Pronouncing Born To Die an anti-climactic non-starter would provide a convenient ending to this peculiar case, but the record-buying public is threatening to make that difficult. This week, the album debuted at #1 in 14 countries. Those are early results, but they provide some credence to a theory I’ve had for awhile: as “indie rock” acts slowly take over the mainstream, sooner or later the pop realm is going to figure out a way to adopt their techniques. And it seems Lana Del Rey is one of the first successful pop singers to do so.

In a piece I wrote for Spinner last year, I argued that as self-styled bands like Arcade Fire, Bon Iver and Radiohead collect industry accolades, pop acts like Robyn are finding ways to achieve mainstream success on their own terms, while major labels develop a batch of new singers with nebulous qualities like “authenticity” and “self-sufficiency” typically reserved for the so-called “indie” realm.

That was the type of artist many seemed to think they were getting when the 25-year-old’s video for “Video Games” took over the blogosphere: a stylish, self-propelled young artist with a DIY drive evident in her homemade, found-footage aesthetic and a throwback “gangster Nancy Sinatra” aesthetic evident in her old-school glamorous look and cooing, sexpot delivery. Though she may have already had the power of Interscope behind her (the major label deal was signed in July, but not announced until October), the song, and its follow-up “Blue Jeans”, courted slow-growing online attention first.

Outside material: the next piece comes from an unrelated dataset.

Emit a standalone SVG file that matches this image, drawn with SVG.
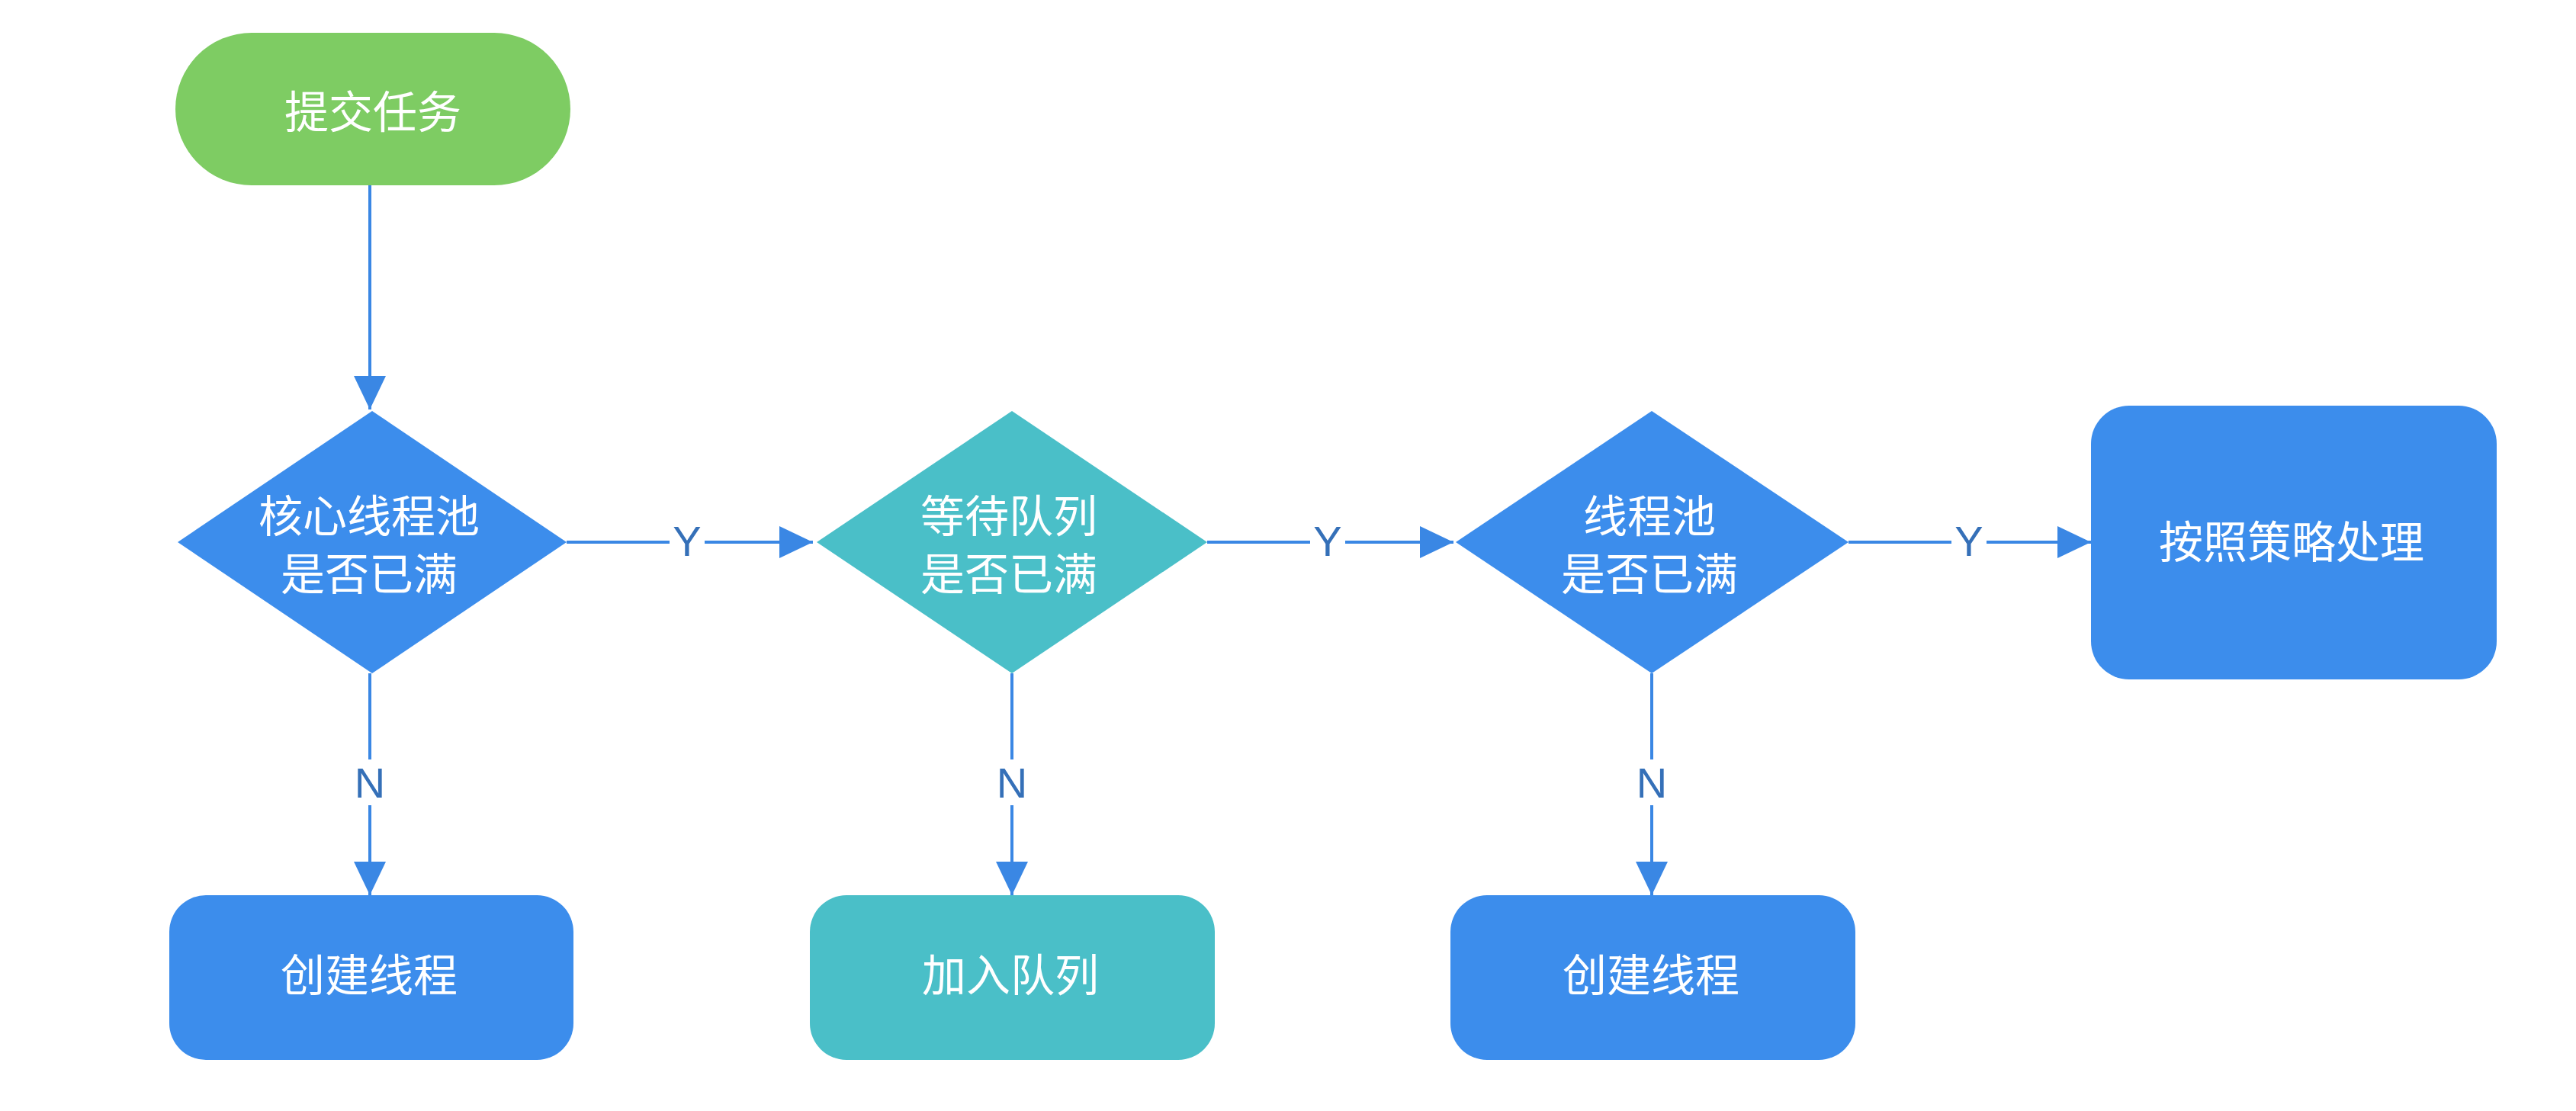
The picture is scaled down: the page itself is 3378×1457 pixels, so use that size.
<svg xmlns="http://www.w3.org/2000/svg" width="3378" height="1457" viewBox="0 0 3378 1457">
<style>
.node-text{font-family:"Noto Sans CJK SC","Noto Sans",sans-serif;font-size:58px;fill:#ffffff;text-anchor:middle;dominant-baseline:central}
.lbl{font-family:"Liberation Sans","Noto Sans",sans-serif;font-size:56px;fill:#3570b8;text-anchor:middle;dominant-baseline:central}
.edge{stroke:#3a87e4;stroke-width:4;fill:none}
.blue{fill:#3c8dec}
.teal{fill:#4abfc8}
.green{fill:#7ecc63}
.lblbg{fill:#ffffff}
</style>
<defs>
<marker id="arr" viewBox="0 0 44 42" refX="44" refY="21" markerWidth="44" markerHeight="42" markerUnits="userSpaceOnUse" orient="auto">
<path d="M0,0 L44,21 L0,42 Z" fill="#3a87e4"/>
</marker>
</defs>
<rect width="3378" height="1457" fill="#ffffff"/>
<g id="connectors">
<line class="edge" x1="485" y1="243" x2="485" y2="537" marker-end="url(#arr)"/>
<line class="edge" x1="743" y1="711" x2="1066" y2="711" marker-end="url(#arr)"/>
<line class="edge" x1="1583" y1="711" x2="1906" y2="711" marker-end="url(#arr)"/>
<line class="edge" x1="2424" y1="711" x2="2742" y2="711" marker-end="url(#arr)"/>
<line class="edge" x1="485" y1="883" x2="485" y2="1174" marker-end="url(#arr)"/>
<line class="edge" x1="1327" y1="883" x2="1327" y2="1174" marker-end="url(#arr)"/>
<line class="edge" x1="2166" y1="883" x2="2166" y2="1174" marker-end="url(#arr)"/>
<rect class="lblbg" x="878" y="681" width="46" height="60"/>
<text class="lbl" x="901" y="709">Y</text>
<rect class="lblbg" x="1718" y="681" width="46" height="60"/>
<text class="lbl" x="1741" y="709">Y</text>
<rect class="lblbg" x="2559" y="681" width="46" height="60"/>
<text class="lbl" x="2582" y="709">Y</text>
<rect class="lblbg" x="460" y="996" width="50" height="60"/>
<text class="lbl" x="485" y="1026">N</text>
<rect class="lblbg" x="1302" y="996" width="50" height="60"/>
<text class="lbl" x="1327" y="1026">N</text>
<rect class="lblbg" x="2141" y="996" width="50" height="60"/>
<text class="lbl" x="2166" y="1026">N</text>
</g>
<g id="start">
<rect class="green" x="230" y="43" width="518" height="200" rx="100" ry="100"/>
<text class="node-text" x="489" y="143">提交任务</text>
</g>
<g id="core-full">
<polygon class="blue" points="488,539 743,711 488,883 233,711"/>
<text class="node-text" x="484" y="673">核心线程池</text>
<text class="node-text" x="484" y="749">是否已满</text>
</g>
<g id="queue-full">
<polygon class="teal" points="1327,539 1583,711 1327,883 1071,711"/>
<text class="node-text" x="1323" y="673">等待队列</text>
<text class="node-text" x="1323" y="749">是否已满</text>
</g>
<g id="pool-full">
<polygon class="blue" points="2166,539 2424,711 2166,883 1909,711"/>
<text class="node-text" x="2163" y="673">线程池</text>
<text class="node-text" x="2163" y="749">是否已满</text>
</g>
<g id="reject">
<rect class="blue" x="2742" y="532" width="532" height="359" rx="50" ry="50"/>
<text class="node-text" x="3005" y="707">按照策略处理</text>
</g>
<g id="create1">
<rect class="blue" x="222" y="1174" width="530" height="216" rx="48" ry="48"/>
<text class="node-text" x="484" y="1275">创建线程</text>
</g>
<g id="enqueue">
<rect class="teal" x="1062" y="1174" width="531" height="216" rx="48" ry="48"/>
<text class="node-text" x="1325" y="1275">加入队列</text>
</g>
<g id="create2">
<rect class="blue" x="1902" y="1174" width="531" height="216" rx="48" ry="48"/>
<text class="node-text" x="2165" y="1275">创建线程</text>
</g>
</svg>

By the time she announced her upcoming album, she already had enough hype to secure a prestigious musical guest slot on Saturday Night Live, only the second ever performer (after Natalie Imbruglia) to perform on the show before the release of her debut album. The performance was a bit of a trainwreck – clearly nervous, Del Rey couldn’t seem to control her pitch or figure out what to do in the breaks between singing. The criticism was harsh and immediate, but it did its job, launching Lana Del Rey beyond the niche world of internet criticism and turning her into somewhat of a household name. Good or bad, it’s hard to remember the last time an SNL segment, musical or not, caused as much water-cooler buzz.

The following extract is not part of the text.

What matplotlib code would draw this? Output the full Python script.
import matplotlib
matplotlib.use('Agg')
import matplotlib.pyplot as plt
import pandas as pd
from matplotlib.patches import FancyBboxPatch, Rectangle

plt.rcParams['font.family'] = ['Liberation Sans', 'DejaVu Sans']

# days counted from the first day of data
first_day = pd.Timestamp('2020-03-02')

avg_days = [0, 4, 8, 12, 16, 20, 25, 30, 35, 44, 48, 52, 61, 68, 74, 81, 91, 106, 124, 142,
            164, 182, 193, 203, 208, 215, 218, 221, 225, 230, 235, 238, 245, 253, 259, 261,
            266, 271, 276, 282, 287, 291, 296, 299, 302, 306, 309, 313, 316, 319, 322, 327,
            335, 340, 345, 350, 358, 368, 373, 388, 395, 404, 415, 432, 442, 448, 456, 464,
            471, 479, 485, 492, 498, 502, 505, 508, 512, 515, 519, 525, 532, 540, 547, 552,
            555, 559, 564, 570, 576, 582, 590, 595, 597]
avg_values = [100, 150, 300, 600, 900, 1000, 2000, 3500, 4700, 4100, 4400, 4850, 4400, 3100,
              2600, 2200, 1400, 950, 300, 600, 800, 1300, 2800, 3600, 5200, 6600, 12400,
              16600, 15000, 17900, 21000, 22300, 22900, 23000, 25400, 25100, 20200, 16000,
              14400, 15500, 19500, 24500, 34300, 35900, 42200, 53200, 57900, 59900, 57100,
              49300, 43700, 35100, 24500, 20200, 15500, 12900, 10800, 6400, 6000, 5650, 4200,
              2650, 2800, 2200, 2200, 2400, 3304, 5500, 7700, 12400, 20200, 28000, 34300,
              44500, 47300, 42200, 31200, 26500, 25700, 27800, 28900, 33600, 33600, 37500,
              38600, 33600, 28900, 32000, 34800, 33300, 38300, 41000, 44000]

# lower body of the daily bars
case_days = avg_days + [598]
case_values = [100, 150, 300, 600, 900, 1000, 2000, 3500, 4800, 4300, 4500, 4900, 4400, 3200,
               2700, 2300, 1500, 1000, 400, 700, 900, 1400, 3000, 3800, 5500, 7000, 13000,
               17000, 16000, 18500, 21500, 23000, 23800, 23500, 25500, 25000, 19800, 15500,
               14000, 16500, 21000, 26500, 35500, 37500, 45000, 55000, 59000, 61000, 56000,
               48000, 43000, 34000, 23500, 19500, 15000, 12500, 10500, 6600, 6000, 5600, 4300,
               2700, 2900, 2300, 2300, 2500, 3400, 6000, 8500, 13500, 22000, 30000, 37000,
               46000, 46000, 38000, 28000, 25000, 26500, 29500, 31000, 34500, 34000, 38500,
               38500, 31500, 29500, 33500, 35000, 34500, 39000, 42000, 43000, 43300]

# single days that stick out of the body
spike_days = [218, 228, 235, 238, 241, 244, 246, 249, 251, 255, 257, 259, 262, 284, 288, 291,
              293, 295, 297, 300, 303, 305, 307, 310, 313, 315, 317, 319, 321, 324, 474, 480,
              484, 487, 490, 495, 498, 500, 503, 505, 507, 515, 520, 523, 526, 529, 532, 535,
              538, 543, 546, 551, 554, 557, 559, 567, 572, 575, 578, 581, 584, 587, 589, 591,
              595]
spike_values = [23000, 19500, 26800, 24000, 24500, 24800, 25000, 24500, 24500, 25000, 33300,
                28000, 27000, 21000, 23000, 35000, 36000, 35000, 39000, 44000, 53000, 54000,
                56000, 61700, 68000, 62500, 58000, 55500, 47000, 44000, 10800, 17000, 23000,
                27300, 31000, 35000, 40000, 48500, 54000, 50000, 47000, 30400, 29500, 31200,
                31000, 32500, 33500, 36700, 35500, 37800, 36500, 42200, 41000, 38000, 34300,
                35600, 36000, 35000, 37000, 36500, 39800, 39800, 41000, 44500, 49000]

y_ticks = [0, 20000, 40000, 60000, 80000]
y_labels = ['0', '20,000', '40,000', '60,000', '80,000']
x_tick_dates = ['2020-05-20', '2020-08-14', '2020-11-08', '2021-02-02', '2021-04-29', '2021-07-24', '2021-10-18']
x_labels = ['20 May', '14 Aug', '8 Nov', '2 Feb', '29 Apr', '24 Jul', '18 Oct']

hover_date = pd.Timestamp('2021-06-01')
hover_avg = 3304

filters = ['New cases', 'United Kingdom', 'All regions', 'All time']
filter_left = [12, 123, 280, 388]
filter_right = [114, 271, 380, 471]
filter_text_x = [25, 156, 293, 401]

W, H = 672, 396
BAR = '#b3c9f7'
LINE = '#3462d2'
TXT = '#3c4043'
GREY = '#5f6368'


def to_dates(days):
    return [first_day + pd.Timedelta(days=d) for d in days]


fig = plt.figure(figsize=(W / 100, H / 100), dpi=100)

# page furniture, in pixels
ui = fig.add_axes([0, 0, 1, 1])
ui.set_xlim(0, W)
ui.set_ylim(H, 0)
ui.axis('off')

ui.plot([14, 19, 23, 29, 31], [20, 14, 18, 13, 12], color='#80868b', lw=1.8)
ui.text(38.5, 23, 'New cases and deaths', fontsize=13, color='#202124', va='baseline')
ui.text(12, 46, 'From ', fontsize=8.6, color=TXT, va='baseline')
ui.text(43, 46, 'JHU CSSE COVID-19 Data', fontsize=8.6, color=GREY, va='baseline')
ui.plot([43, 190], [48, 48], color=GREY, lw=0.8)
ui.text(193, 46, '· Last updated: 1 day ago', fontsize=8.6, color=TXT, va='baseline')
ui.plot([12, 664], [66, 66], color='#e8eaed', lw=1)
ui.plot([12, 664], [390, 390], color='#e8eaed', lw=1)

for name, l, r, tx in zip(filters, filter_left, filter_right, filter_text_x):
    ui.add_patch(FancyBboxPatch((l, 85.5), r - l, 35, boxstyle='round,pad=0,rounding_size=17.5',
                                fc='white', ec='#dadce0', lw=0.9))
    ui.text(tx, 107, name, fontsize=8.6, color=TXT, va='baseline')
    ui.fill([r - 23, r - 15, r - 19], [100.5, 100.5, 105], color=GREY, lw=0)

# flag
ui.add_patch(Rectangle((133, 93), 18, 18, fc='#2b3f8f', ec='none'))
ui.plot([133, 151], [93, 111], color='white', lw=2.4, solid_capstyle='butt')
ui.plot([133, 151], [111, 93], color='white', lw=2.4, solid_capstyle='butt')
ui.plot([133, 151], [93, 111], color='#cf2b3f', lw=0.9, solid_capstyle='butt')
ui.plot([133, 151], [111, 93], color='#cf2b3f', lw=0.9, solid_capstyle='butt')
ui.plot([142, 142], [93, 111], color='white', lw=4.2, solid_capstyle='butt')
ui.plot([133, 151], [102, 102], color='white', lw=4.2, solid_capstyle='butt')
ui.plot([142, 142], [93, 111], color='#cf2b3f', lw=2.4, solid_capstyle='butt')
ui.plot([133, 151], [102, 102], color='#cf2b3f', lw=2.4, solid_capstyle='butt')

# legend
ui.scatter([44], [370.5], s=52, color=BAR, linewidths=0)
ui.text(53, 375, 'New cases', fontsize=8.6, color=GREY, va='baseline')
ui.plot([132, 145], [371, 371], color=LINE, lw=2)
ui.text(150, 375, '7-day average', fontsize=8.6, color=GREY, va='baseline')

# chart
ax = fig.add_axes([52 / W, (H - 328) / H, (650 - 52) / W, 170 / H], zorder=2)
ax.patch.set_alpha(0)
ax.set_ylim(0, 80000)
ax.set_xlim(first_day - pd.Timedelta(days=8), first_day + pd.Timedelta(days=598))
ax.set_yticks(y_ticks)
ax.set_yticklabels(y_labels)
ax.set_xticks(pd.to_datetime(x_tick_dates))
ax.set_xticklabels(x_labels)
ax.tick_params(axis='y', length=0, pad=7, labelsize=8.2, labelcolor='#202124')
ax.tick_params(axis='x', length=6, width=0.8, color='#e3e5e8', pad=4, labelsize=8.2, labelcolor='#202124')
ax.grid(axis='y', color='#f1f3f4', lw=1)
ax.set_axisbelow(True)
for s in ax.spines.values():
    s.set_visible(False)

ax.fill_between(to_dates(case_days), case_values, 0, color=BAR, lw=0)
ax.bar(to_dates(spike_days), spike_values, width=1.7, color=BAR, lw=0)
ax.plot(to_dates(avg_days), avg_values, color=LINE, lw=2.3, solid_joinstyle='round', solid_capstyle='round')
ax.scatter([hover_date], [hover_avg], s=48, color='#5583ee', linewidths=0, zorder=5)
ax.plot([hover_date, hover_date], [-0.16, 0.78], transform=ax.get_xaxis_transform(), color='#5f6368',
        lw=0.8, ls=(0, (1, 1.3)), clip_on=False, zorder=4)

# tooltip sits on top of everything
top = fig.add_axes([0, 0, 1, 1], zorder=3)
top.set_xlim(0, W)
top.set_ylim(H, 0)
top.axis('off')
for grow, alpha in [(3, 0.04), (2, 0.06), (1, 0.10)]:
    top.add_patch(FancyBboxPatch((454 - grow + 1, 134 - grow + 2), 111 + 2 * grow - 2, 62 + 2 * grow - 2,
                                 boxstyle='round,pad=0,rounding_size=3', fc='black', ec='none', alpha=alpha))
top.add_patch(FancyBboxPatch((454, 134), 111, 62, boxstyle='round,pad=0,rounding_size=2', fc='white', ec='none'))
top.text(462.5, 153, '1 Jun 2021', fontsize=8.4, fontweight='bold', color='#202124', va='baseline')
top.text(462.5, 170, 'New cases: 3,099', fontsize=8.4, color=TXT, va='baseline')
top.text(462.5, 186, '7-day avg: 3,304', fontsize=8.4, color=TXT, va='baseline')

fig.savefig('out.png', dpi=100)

The LDR interest that was already building exploded post-SNL, raising even more suspicion about her not-so-hidden past as a blonde-haired, casually-clothed, lighter-lipped Brooklyn open-mic regular named Lizzy Grant. It shouldn’t have come as a shock that Lana Del Rey was a created persona – pop music is by nature performative and requires a layer of artifice. But by appealing first to the indie blogs that worship at the alter of supposedly soul-bearing “real” artists like Fleet Foxes and Bon Iver, Lana Del Rey accidentally transposed a set of expectations of authenticity to music that doesn’t abide by them.

Nobody raised too much ire when Stefani Germanotta donned her Lady Gaga costume or when Katy Perry dropped her Christian-rock styles to become an animated coquette sexpot, but Lana Del Rey was never thought to be a part of their group because of how it was marketed. It appears that’s the risk inherent in appealing to the Pitchfork crowd first.

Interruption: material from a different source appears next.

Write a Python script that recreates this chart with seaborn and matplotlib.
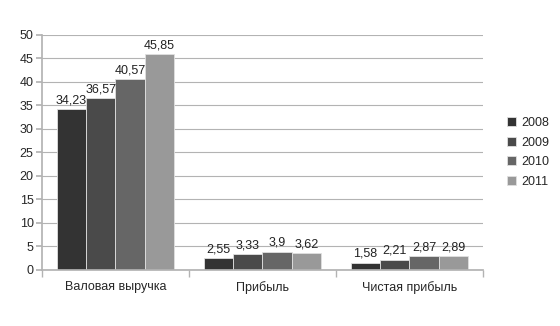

That’s why Lana Del Rey plays as such an illuminating case study for indie-marketed pop singers. Though they’ve tried, few pop singers have been able to achieve the same results with the same strategy. Like LDR, UK actor-turned singer Natalia Kills (also on Interscope), for instance, went through earlier false-start incarnations under her given name, Natalia Cuppicini, and the pseudonym Verbalicious. She returned with a much more style-focused “Noir Pop” aesthetic that included a self-directed web-series, but so far hasn’t found the runaway success she and her label had hoped.

But success breeds imitators, and if the early sales have anything to say it’s that, despite all the negative attention, Lana Del Rey has made her impact. Weary we all may be, but it’s time to get used to her.